-- begin Data for this exercise --

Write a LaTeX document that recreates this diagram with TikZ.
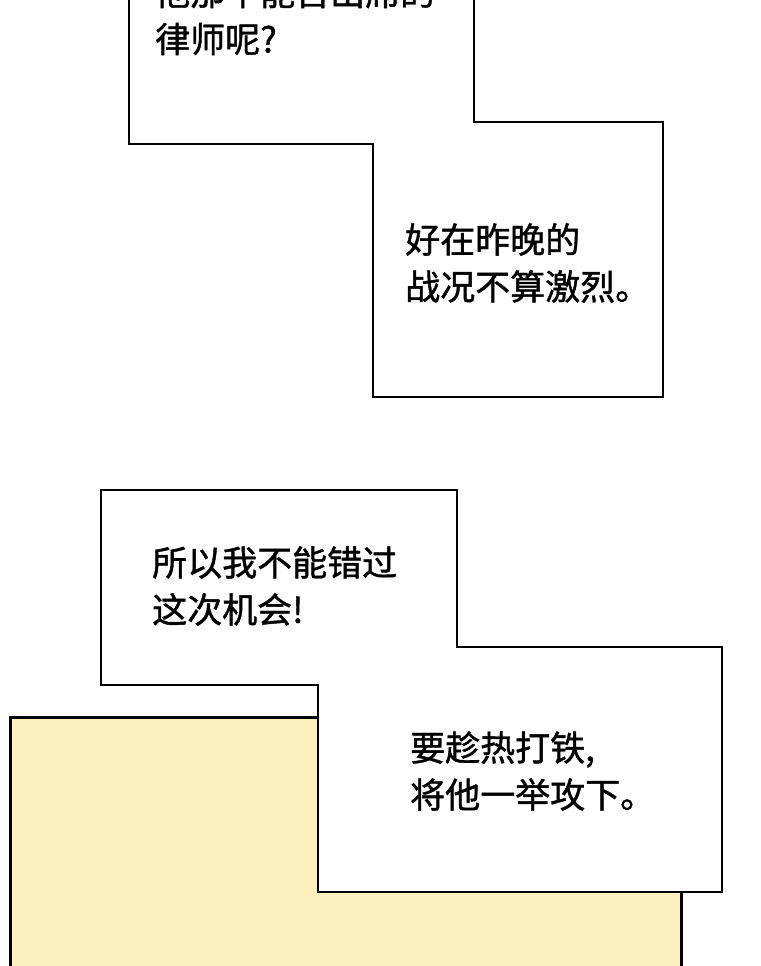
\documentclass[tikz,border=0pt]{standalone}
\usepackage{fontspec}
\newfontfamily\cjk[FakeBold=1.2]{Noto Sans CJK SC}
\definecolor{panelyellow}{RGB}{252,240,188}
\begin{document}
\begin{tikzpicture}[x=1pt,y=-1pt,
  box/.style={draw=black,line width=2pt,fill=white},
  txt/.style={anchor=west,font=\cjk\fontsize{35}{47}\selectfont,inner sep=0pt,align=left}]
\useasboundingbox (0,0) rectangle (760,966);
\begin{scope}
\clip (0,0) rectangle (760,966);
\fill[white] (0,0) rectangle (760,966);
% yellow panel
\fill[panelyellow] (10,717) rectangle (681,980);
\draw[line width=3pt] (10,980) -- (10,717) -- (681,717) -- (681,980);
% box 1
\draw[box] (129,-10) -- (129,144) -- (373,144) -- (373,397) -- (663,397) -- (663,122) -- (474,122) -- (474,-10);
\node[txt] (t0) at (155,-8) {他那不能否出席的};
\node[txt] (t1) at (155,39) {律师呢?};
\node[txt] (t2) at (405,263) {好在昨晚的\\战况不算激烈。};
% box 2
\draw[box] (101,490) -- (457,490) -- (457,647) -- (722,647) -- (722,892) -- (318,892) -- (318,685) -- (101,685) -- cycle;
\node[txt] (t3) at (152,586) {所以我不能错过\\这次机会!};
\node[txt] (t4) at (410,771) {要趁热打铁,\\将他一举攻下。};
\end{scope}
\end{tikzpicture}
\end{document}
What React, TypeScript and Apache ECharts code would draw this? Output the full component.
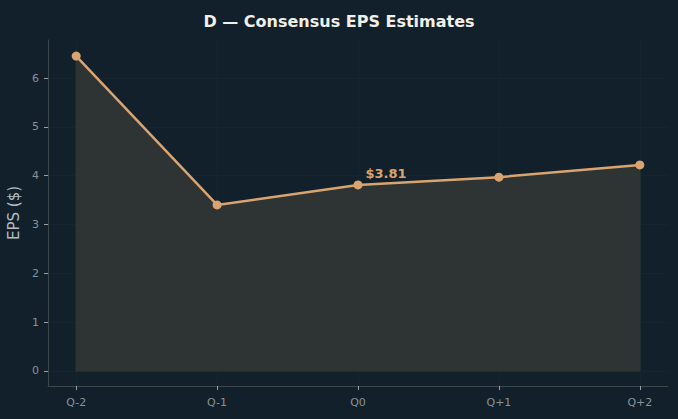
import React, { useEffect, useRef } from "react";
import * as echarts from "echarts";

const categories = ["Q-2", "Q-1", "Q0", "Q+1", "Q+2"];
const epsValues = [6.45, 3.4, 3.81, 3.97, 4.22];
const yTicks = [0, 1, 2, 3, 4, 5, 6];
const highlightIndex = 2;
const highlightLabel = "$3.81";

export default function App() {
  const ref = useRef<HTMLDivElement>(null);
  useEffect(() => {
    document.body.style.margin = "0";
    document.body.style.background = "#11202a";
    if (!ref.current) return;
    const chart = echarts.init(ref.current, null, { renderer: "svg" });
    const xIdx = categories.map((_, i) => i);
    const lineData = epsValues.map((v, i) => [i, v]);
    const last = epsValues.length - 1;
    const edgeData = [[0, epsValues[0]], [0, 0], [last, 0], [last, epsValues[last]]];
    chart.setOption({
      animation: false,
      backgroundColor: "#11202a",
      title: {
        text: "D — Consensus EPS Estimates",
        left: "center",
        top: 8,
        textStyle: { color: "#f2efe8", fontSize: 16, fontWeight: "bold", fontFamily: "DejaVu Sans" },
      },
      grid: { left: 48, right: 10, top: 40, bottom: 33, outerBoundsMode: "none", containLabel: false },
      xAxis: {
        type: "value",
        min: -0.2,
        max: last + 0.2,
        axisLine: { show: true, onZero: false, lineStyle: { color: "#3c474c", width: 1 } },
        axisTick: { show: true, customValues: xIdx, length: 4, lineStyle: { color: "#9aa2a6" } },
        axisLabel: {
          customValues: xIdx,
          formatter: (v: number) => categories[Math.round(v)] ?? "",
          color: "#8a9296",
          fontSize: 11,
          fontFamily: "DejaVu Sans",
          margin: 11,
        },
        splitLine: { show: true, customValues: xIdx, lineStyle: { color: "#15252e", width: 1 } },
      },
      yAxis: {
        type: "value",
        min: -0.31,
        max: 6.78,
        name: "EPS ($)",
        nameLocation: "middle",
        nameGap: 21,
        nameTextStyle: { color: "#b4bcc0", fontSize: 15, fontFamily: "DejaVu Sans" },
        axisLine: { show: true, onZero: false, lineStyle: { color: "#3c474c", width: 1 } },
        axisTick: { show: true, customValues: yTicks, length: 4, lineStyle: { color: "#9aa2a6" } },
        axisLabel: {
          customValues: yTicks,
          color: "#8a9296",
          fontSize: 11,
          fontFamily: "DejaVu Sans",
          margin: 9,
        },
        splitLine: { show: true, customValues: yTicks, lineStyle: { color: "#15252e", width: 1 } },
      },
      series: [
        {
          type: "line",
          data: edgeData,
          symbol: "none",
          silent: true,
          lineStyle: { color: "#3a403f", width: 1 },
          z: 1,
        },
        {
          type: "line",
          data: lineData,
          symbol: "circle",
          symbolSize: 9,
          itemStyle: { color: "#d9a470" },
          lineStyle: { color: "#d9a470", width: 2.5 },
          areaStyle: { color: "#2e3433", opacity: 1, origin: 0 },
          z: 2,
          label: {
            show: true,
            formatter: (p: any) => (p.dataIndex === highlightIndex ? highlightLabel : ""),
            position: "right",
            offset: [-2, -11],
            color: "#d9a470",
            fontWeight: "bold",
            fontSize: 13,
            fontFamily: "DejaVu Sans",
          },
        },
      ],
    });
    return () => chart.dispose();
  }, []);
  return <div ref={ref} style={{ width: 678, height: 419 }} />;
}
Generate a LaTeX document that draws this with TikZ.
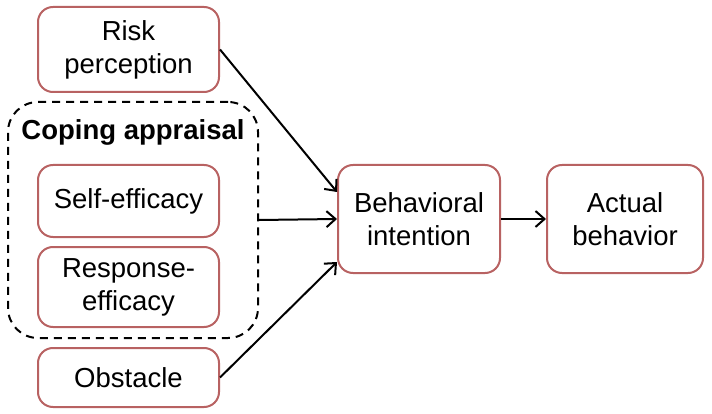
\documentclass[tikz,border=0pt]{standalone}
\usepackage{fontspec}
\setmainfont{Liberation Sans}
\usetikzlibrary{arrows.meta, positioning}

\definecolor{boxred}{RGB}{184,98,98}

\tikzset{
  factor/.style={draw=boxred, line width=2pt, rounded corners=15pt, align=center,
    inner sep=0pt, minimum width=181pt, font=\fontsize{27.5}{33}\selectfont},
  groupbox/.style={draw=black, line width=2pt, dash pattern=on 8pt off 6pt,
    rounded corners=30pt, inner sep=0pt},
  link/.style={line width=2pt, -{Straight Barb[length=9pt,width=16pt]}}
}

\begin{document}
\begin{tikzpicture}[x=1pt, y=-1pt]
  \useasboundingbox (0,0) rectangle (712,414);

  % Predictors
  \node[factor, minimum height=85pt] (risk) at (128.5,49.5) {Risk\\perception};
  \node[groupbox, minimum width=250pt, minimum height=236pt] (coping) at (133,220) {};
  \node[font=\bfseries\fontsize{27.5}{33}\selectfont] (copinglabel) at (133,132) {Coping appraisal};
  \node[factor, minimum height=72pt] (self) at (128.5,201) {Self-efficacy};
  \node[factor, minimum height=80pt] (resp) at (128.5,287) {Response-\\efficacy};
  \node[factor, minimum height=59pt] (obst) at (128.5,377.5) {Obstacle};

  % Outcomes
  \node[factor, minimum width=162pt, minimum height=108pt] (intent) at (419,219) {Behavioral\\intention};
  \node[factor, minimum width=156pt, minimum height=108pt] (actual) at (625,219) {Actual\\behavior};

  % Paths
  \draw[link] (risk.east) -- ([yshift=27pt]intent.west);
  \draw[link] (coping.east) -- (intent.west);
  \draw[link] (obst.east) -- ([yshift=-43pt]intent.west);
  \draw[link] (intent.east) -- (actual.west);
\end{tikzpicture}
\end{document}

-- end Data for this exercise --

*Given exercise:* What lines above run from the one with "Generate a LaTeX" to the one with "(0,0) rectangle (712,414);"? Give them again exactly, ends included, and leave the pictures out.

*Answer to this exercise:*
Generate a LaTeX document that draws this with TikZ.
\documentclass[tikz,border=0pt]{standalone}
\usepackage{fontspec}
\setmainfont{Liberation Sans}
\usetikzlibrary{arrows.meta, positioning}

\definecolor{boxred}{RGB}{184,98,98}

\tikzset{
  factor/.style={draw=boxred, line width=2pt, rounded corners=15pt, align=center,
    inner sep=0pt, minimum width=181pt, font=\fontsize{27.5}{33}\selectfont},
  groupbox/.style={draw=black, line width=2pt, dash pattern=on 8pt off 6pt,
    rounded corners=30pt, inner sep=0pt},
  link/.style={line width=2pt, -{Straight Barb[length=9pt,width=16pt]}}
}

\begin{document}
\begin{tikzpicture}[x=1pt, y=-1pt]
  \useasboundingbox (0,0) rectangle (712,414);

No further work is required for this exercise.